Prompt: In the material below, please retype the lines from the very first through the one with "const refLineValue = 265000;", exactly and without pictures.

Provided information:
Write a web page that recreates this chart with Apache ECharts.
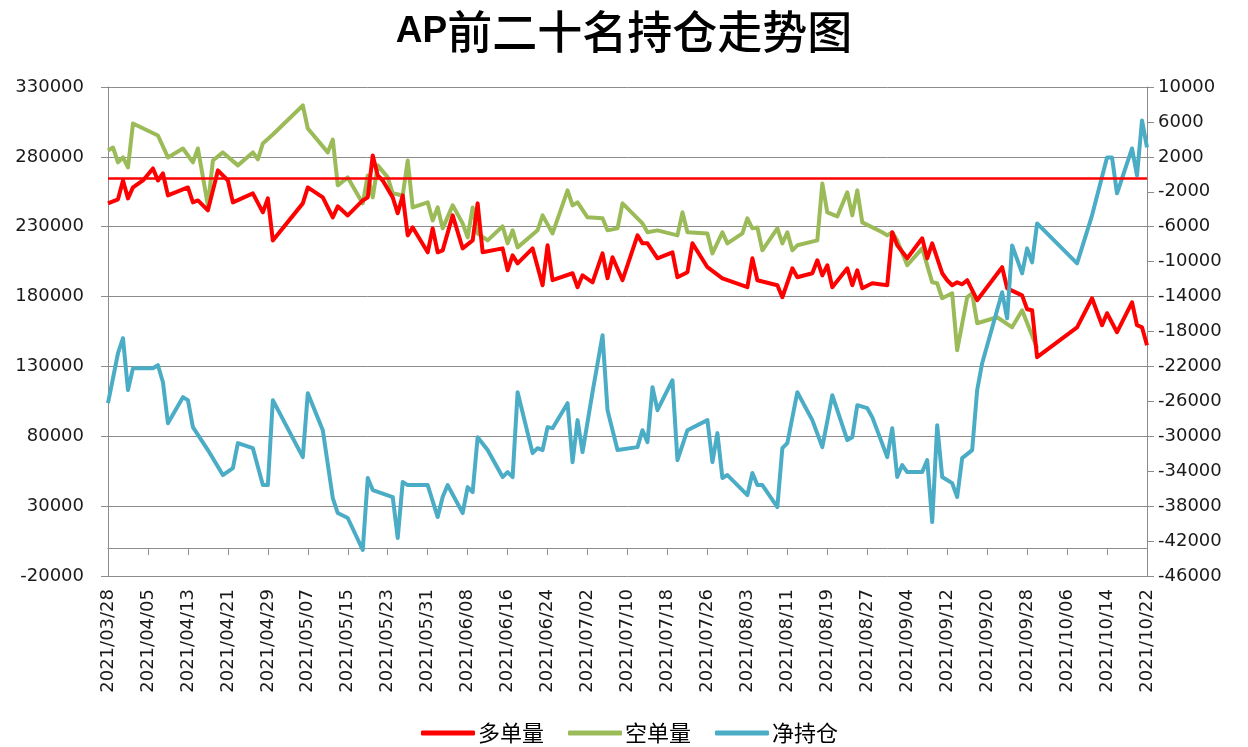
<!DOCTYPE html>
<html><head><meta charset="utf-8">
<script src="https://cdn.jsdelivr.net/npm/echarts@6/dist/echarts.min.js"></script>
<style>html,body{margin:0;padding:0;background:#fff}#c{width:1248px;height:747px}</style>
</head><body><div id="c"></div>
<script>
const chartTitle = 'AP前二十名持仓走势图';
const seriesNames = ['多单量', '空单量', '净持仓'];
const seriesColors = ['#FF0000', '#9BBB59', '#4BACC6'];

// x axis: calendar days from 2021-03-28 to 2021-10-22, label every 8 days
const xStart = '2021-03-28';
const xEnd = '2021-10-22';
const xStepDays = 8;

// left axis (多单量 / 空单量)
const leftMin = -20000, leftMax = 330000, leftStep = 50000;
// right axis (净持仓)
const rightMin = -46000, rightMax = 10000, rightStep = 4000;
// red reference line on the left axis
const refLineValue = 265000;

const longPos = [
['2021-03-28',246700],['2021-03-30',249600],['2021-03-31',263100],['2021-04-01',250300],['2021-04-02',258100],
['2021-04-04',263100],['2021-04-06',271700],['2021-04-07',263100],['2021-04-08',268100],['2021-04-09',252400],
['2021-04-13',258100],['2021-04-14',247400],['2021-04-15',248800],['2021-04-17',241700],['2021-04-19',270300],
['2021-04-21',263100],['2021-04-22',247400],['2021-04-26',253900],['2021-04-28',240300],['2021-04-29',250300],
['2021-04-30',220200],['2021-05-06',246700],['2021-05-07',258100],['2021-05-10',251000],['2021-05-12',236700],
['2021-05-13',244600],['2021-05-15',238100],['2021-05-18',248800],['2021-05-19',251000],['2021-05-20',281000],
['2021-05-21',266700],['2021-05-22',263100],['2021-05-24',251000],['2021-05-25',239600],['2021-05-26',252400],
['2021-05-27',223800],['2021-05-28',229500],['2021-05-31',211700],['2021-06-01',228800],['2021-06-02',211700],
['2021-06-03',213100],['2021-06-05',238100],['2021-06-07',214500],['2021-06-09',220200],['2021-06-10',246700],
['2021-06-11',211700],['2021-06-15',214500],['2021-06-16',198800],['2021-06-17',209500],['2021-06-18',203800],
['2021-06-21',214500],['2021-06-23',188100],['2021-06-24',216700],['2021-06-25',191700],['2021-06-29',196700],
['2021-06-30',186700],['2021-07-01',195200],['2021-07-03',190200],['2021-07-05',210900],['2021-07-06',193100],
['2021-07-07',208100],['2021-07-09',191700],['2021-07-12',223800],['2021-07-13',218100],['2021-07-14',218100],
['2021-07-16',207400],['2021-07-19',211700],['2021-07-20',193800],['2021-07-22',197400],['2021-07-23',218100],
['2021-07-26',201000],['2021-07-29',193100],['2021-08-03',186700],['2021-08-04',207400],['2021-08-05',191700],
['2021-08-09',188100],['2021-08-10',179500],['2021-08-12',200200],['2021-08-13',193800],['2021-08-16',196700],
['2021-08-17',206000],['2021-08-18',195200],['2021-08-19',202400],['2021-08-20',186700],['2021-08-23',200200],
['2021-08-24',188100],['2021-08-25',198800],['2021-08-26',185900],['2021-08-28',189500],['2021-08-31',188100],
['2021-09-01',226000],['2021-09-02',216700],['2021-09-04',207400],['2021-09-07',221700],['2021-09-08',207400],
['2021-09-09',218100],['2021-09-11',196700],['2021-09-12',191700],['2021-09-13',188100],['2021-09-14',190200],
['2021-09-15',188800],['2021-09-16',191700],['2021-09-18',177400],['2021-09-23',201000],['2021-09-24',185900],
['2021-09-27',180900],['2021-09-28',170900],['2021-09-29',170200],['2021-09-30',136600],['2021-10-08',158000],
['2021-10-11',178800],['2021-10-13',159500],['2021-10-14',168100],['2021-10-16',154500],['2021-10-19',175900],
['2021-10-20',159500],['2021-10-21',158000],['2021-10-22',145200]
];

const shortPos = [
['2021-03-28',284600],['2021-03-29',286700],['2021-03-30',276000],['2021-03-31',279600],['2021-04-01',272400],
['2021-04-02',303900],['2021-04-07',295300],['2021-04-09',279600],['2021-04-12',286000],['2021-04-14',276000],
['2021-04-15',286000],['2021-04-17',245300],['2021-04-18',277400],['2021-04-20',283200],['2021-04-23',273900],
['2021-04-26',283200],['2021-04-27',278200],['2021-04-28',289600],['2021-04-30',296000],['2021-05-06',316800],
['2021-05-07',300300],['2021-05-11',283200],['2021-05-12',292400],['2021-05-13',259600],['2021-05-15',265300],
['2021-05-18',246700],['2021-05-19',266700],['2021-05-20',251000],['2021-05-21',273900],['2021-05-23',265300],
['2021-05-24',253900],['2021-05-26',252400],['2021-05-27',277400],['2021-05-28',243800],['2021-05-31',247400],
['2021-06-01',234500],['2021-06-02',243800],['2021-06-03',228800],['2021-06-05',245300],['2021-06-07',232400],
['2021-06-08',222400],['2021-06-09',243800],['2021-06-10',225200],['2021-06-12',220200],['2021-06-15',230300],
['2021-06-16',218100],['2021-06-17',227400],['2021-06-18',215200],['2021-06-22',227400],['2021-06-23',238100],
['2021-06-25',225200],['2021-06-28',256000],['2021-06-29',245300],['2021-06-30',247400],['2021-07-02',236700],
['2021-07-05',236000],['2021-07-06',227400],['2021-07-08',228800],['2021-07-09',246700],['2021-07-13',232400],
['2021-07-14',226000],['2021-07-16',227400],['2021-07-20',223800],['2021-07-21',240300],['2021-07-22',226000],
['2021-07-26',225200],['2021-07-27',210900],['2021-07-29',226000],['2021-07-30',218100],['2021-08-02',225200],
['2021-08-03',236000],['2021-08-04',228800],['2021-08-05',229500],['2021-08-06',213100],['2021-08-09',228800],
['2021-08-10',218100],['2021-08-11',226000],['2021-08-12',213100],['2021-08-13',216700],['2021-08-17',220200],
['2021-08-18',261000],['2021-08-19',240300],['2021-08-21',237400],['2021-08-23',254600],['2021-08-24',238100],
['2021-08-25',256000],['2021-08-26',233100],['2021-08-30',226000],['2021-08-31',223800],['2021-09-01',226000],
['2021-09-02',220200],['2021-09-04',202400],['2021-09-07',214500],['2021-09-09',190200],['2021-09-10',189500],
['2021-09-11',178800],['2021-09-13',182400],['2021-09-14',141600],['2021-09-16',179500],['2021-09-17',182400],
['2021-09-18',160900],['2021-09-22',165200],['2021-09-25',158000],['2021-09-27',170200],['2021-09-30',143000]
];

const netPos = [
['2021-03-28',-26210],['2021-03-30',-20490],['2021-03-31',-18770],['2021-04-01',-24720],['2021-04-02',-22200],
['2021-04-06',-22200],['2021-04-07',-21860],['2021-04-08',-23810],['2021-04-09',-28500],['2021-04-12',-25520],
['2021-04-13',-25860],['2021-04-14',-28950],['2021-04-17',-31580],['2021-04-20',-34440],['2021-04-22',-33640],
['2021-04-23',-30780],['2021-04-26',-31360],['2021-04-28',-35590],['2021-04-29',-35590],['2021-04-30',-25860],
['2021-05-06',-32390],['2021-05-07',-25060],['2021-05-10',-29300],['2021-05-12',-37070],['2021-05-13',-38790],
['2021-05-15',-39360],['2021-05-18',-43020],['2021-05-19',-34780],['2021-05-20',-36160],['2021-05-24',-36960],
['2021-05-25',-41650],['2021-05-26',-35240],['2021-05-27',-35590],['2021-05-31',-35590],['2021-06-02',-39250],
['2021-06-03',-36960],['2021-06-04',-35590],['2021-06-07',-38790],['2021-06-08',-35820],['2021-06-09',-36390],
['2021-06-10',-30100],['2021-06-12',-31580],['2021-06-15',-34670],['2021-06-16',-34100],['2021-06-17',-34670],
['2021-06-18',-24950],['2021-06-21',-31930],['2021-06-22',-31360],['2021-06-23',-31580],['2021-06-24',-28950],
['2021-06-25',-29070],['2021-06-28',-26210],['2021-06-29',-32960],['2021-06-30',-28150],['2021-07-01',-31810],
['2021-07-03',-24950],['2021-07-05',-18430],['2021-07-06',-27010],['2021-07-08',-31580],['2021-07-12',-31240],
['2021-07-13',-29300],['2021-07-14',-30670],['2021-07-15',-24380],['2021-07-16',-27010],['2021-07-19',-23580],
['2021-07-20',-32730],['2021-07-22',-29300],['2021-07-26',-28150],['2021-07-27',-32960],['2021-07-28',-29640],
['2021-07-29',-34780],['2021-07-30',-34440],['2021-08-03',-36730],['2021-08-04',-34210],['2021-08-05',-35590],
['2021-08-06',-35590],['2021-08-09',-38100],['2021-08-10',-31360],['2021-08-11',-30780],['2021-08-13',-24950],
['2021-08-16',-28150],['2021-08-18',-31240],['2021-08-20',-25290],['2021-08-23',-30440],['2021-08-24',-30100],
['2021-08-25',-26440],['2021-08-27',-26780],['2021-08-28',-27810],['2021-08-31',-32390],['2021-09-01',-29070],
['2021-09-02',-34670],['2021-09-03',-33300],['2021-09-04',-34100],['2021-09-07',-34100],['2021-09-08',-32730],
['2021-09-09',-39820],['2021-09-10',-28730],['2021-09-11',-34670],['2021-09-13',-35360],['2021-09-14',-36960],
['2021-09-15',-32500],['2021-09-17',-31580],['2021-09-18',-24720],['2021-09-19',-21630],['2021-09-23',-13510],
['2021-09-24',-16490],['2021-09-25',-8140],['2021-09-27',-11340],['2021-09-28',-8480],['2021-09-29',-10080],
['2021-09-30',-5620],['2021-10-08',-10190],['2021-10-11',-4700],['2021-10-14',1930],['2021-10-15',1930],
['2021-10-16',-2180],['2021-10-19',2960],['2021-10-20',-130],['2021-10-21',6170],['2021-10-22',3080]
];

// ---- helpers: dates -> day offset from xStart (value axis) ----
const DAY = 86400000;
function toUTC(s) { const p = s.split('-').map(Number); return Date.UTC(p[0], p[1] - 1, p[2]); }
const x0 = toUTC(xStart);
const xMaxDay = Math.round((toUTC(xEnd) - x0) / DAY);
function dayOf(s) { return Math.round((toUTC(s) - x0) / DAY); }
function pad(n) { return (n < 10 ? '0' : '') + n; }
function dayLabel(v) {
  const d = new Date(x0 + v * DAY);
  return d.getUTCFullYear() + '/' + pad(d.getUTCMonth() + 1) + '/' + pad(d.getUTCDate());
}
function plainNum(v) { return String(Math.round(v)); }
function toPoints(arr) { return arr.map(r => [dayOf(r[0]), r[1]]); }

const gridColor = '#8C8C8C';
const textColor = '#1a1a1a';
const numFont = 'DejaVu Sans';
const cjkFont = '"Noto Sans CJK SC", "Noto Sans", sans-serif';

const chart = echarts.init(document.getElementById('c'), null, { renderer: 'canvas' });

chart.setOption({
  backgroundColor: '#ffffff',
  animation: false,
  title: {
    text: '{a|AP}{b|前二十名持仓走势图}',
    left: 'center',
    top: 4,
    textStyle: {
      rich: {
        a: { fontFamily: 'Liberation Sans', fontWeight: 'bold', fontSize: 37, color: '#000' },
        b: { fontFamily: cjkFont, fontWeight: 500, fontSize: 45, color: '#000' }
      }
    }
  },
  legend: {
    data: seriesNames,
    left: 416,
    top: 717,
    itemWidth: 54,
    itemHeight: 5,
    itemGap: 24,
    icon: 'roundRect',
    textStyle: { fontFamily: cjkFont, fontSize: 22, color: '#000', padding: [0, 0, 0, -2] }
  },
  grid: { left: 108, right: 101, top: 87, bottom: 171, containLabel: false },
  xAxis: [
    {
      type: 'value', min: 0, max: xMaxDay, interval: xStepDays,
      position: 'bottom',
      axisLine: { show: false, onZero: false },
      axisTick: { show: false },
      splitLine: { show: false },
      axisLabel: {
        rotate: 90, margin: 13, formatter: dayLabel,
        fontFamily: numFont, fontSize: 18, color: textColor
      }
    },
    {
      type: 'value', min: 0, max: xMaxDay, interval: xStepDays,
      position: 'bottom',
      axisLine: { show: true, onZero: true, onZeroAxisIndex: 0, lineStyle: { color: gridColor, width: 1 } },
      axisTick: { show: true, length: 7, inside: false, lineStyle: { color: gridColor } },
      splitLine: { show: false },
      axisLabel: { show: false }
    }
  ],
  yAxis: [
    {
      type: 'value', min: leftMin, max: leftMax, interval: leftStep, position: 'left',
      axisLine: { show: true, onZero: false, lineStyle: { color: gridColor } },
      axisTick: { show: true, length: 7, lineStyle: { color: gridColor } },
      splitLine: { show: true, lineStyle: { color: gridColor, width: 1 } },
      axisLabel: { margin: 24, formatter: plainNum, fontFamily: numFont, fontSize: 18, color: textColor }
    },
    {
      type: 'value', min: rightMin, max: rightMax, interval: rightStep, position: 'right',
      axisLine: { show: true, onZero: false, lineStyle: { color: gridColor } },
      axisTick: { show: true, length: 7, lineStyle: { color: gridColor } },
      splitLine: { show: false },
      axisLabel: { margin: 11, formatter: plainNum, fontFamily: numFont, fontSize: 18, color: textColor }
    }
  ],
  series: [
    {
      name: seriesNames[0], type: 'line', xAxisIndex: 0, yAxisIndex: 0,
      data: toPoints(longPos), showSymbol: false, symbol: 'none',
      lineStyle: { color: seriesColors[0], width: 4, join: 'round' },
      itemStyle: { color: seriesColors[0] },
      markLine: {
        silent: true, symbol: 'none', label: { show: false },
        lineStyle: { color: '#FF0000', width: 2.5, type: 'solid' },
        data: [{ yAxis: refLineValue }]
      },
      z: 3
    },
    {
      name: seriesNames[1], type: 'line', xAxisIndex: 0, yAxisIndex: 0,
      data: toPoints(shortPos), showSymbol: false, symbol: 'none',
      lineStyle: { color: seriesColors[1], width: 4, join: 'round' },
      itemStyle: { color: seriesColors[1] },
      z: 2
    },
    {
      name: seriesNames[2], type: 'line', xAxisIndex: 0, yAxisIndex: 1,
      data: toPoints(netPos), showSymbol: false, symbol: 'none',
      lineStyle: { color: seriesColors[2], width: 4, join: 'round' },
      itemStyle: { color: seriesColors[2] },
      z: 4
    }
  ]
});
</script>
</body></html>
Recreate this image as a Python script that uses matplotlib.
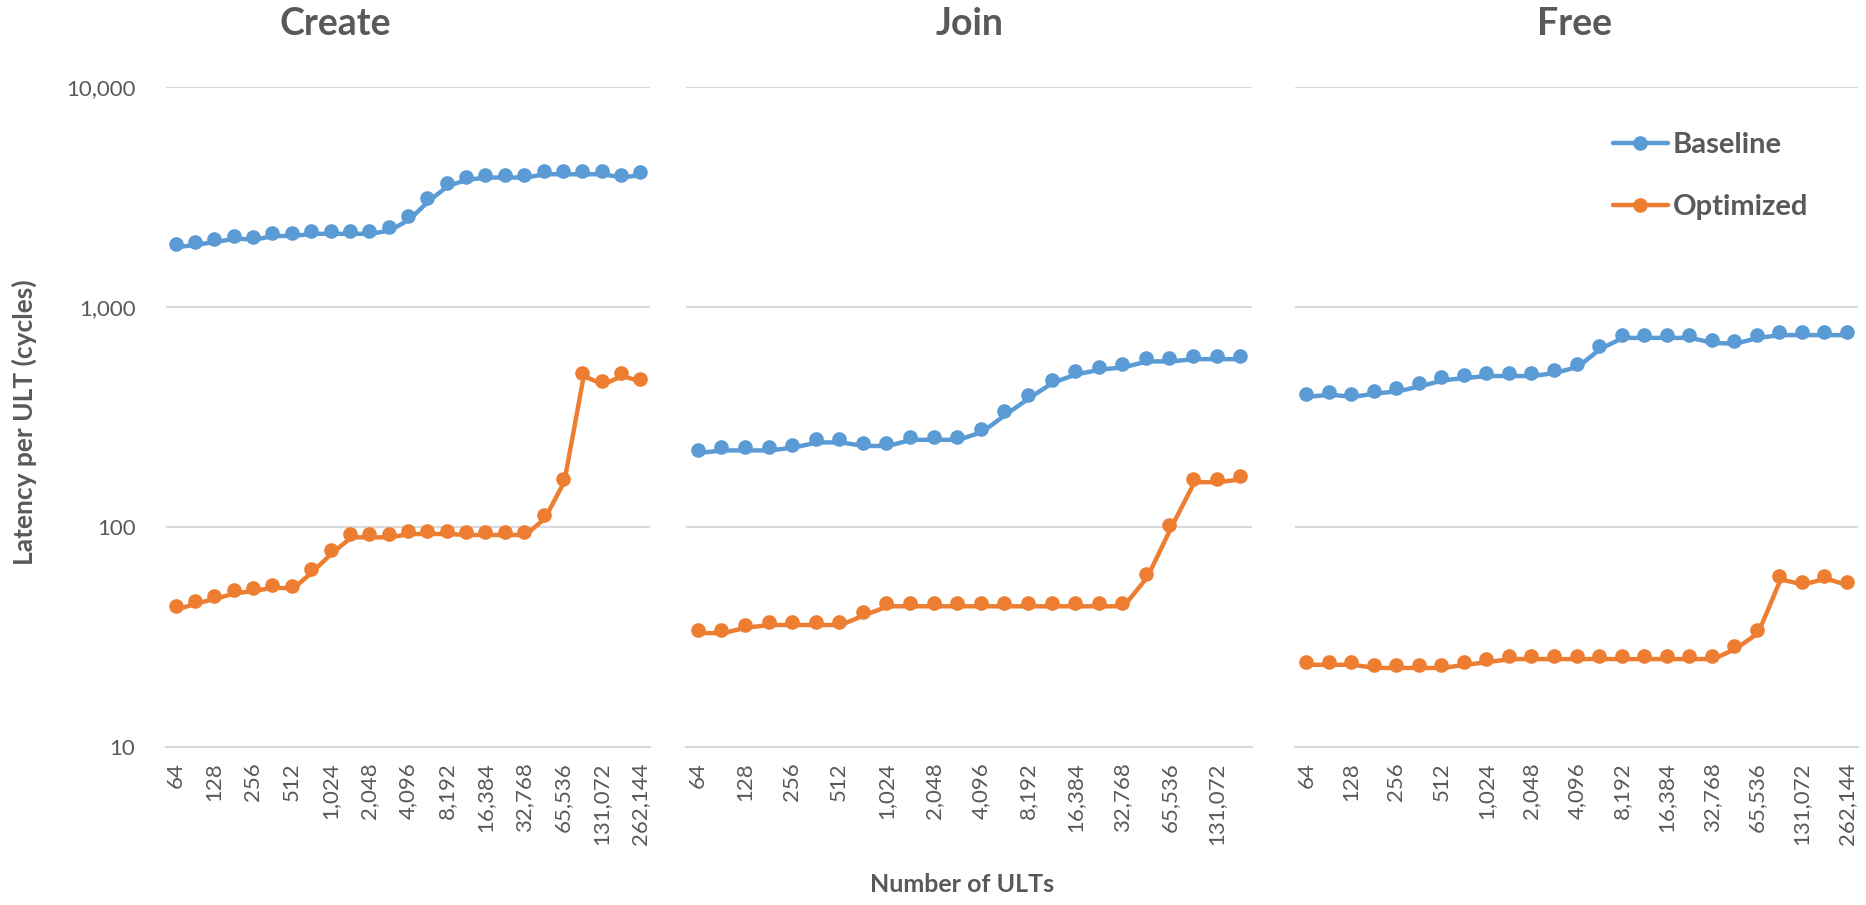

Solution to this exercise:
Write a web page that recreates this chart with Apache ECharts.
<!DOCTYPE html>
<html><head><meta charset="utf-8">
<script src="https://cdn.jsdelivr.net/npm/echarts@6/dist/echarts.min.js"></script>
<style>html,body{margin:0;padding:0;background:#fff}#c{width:1248px;height:747px}</style>
</head><body><div id="c"></div>
<script>
const chartTitle = 'AP前二十名持仓走势图';
const seriesNames = ['多单量', '空单量', '净持仓'];
const seriesColors = ['#FF0000', '#9BBB59', '#4BACC6'];

// x axis: calendar days from 2021-03-28 to 2021-10-22, label every 8 days
const xStart = '2021-03-28';
const xEnd = '2021-10-22';
const xStepDays = 8;

// left axis (多单量 / 空单量)
const leftMin = -20000, leftMax = 330000, leftStep = 50000;
// right axis (净持仓)
const rightMin = -46000, rightMax = 10000, rightStep = 4000;
// red reference line on the left axis
const refLineValue = 265000;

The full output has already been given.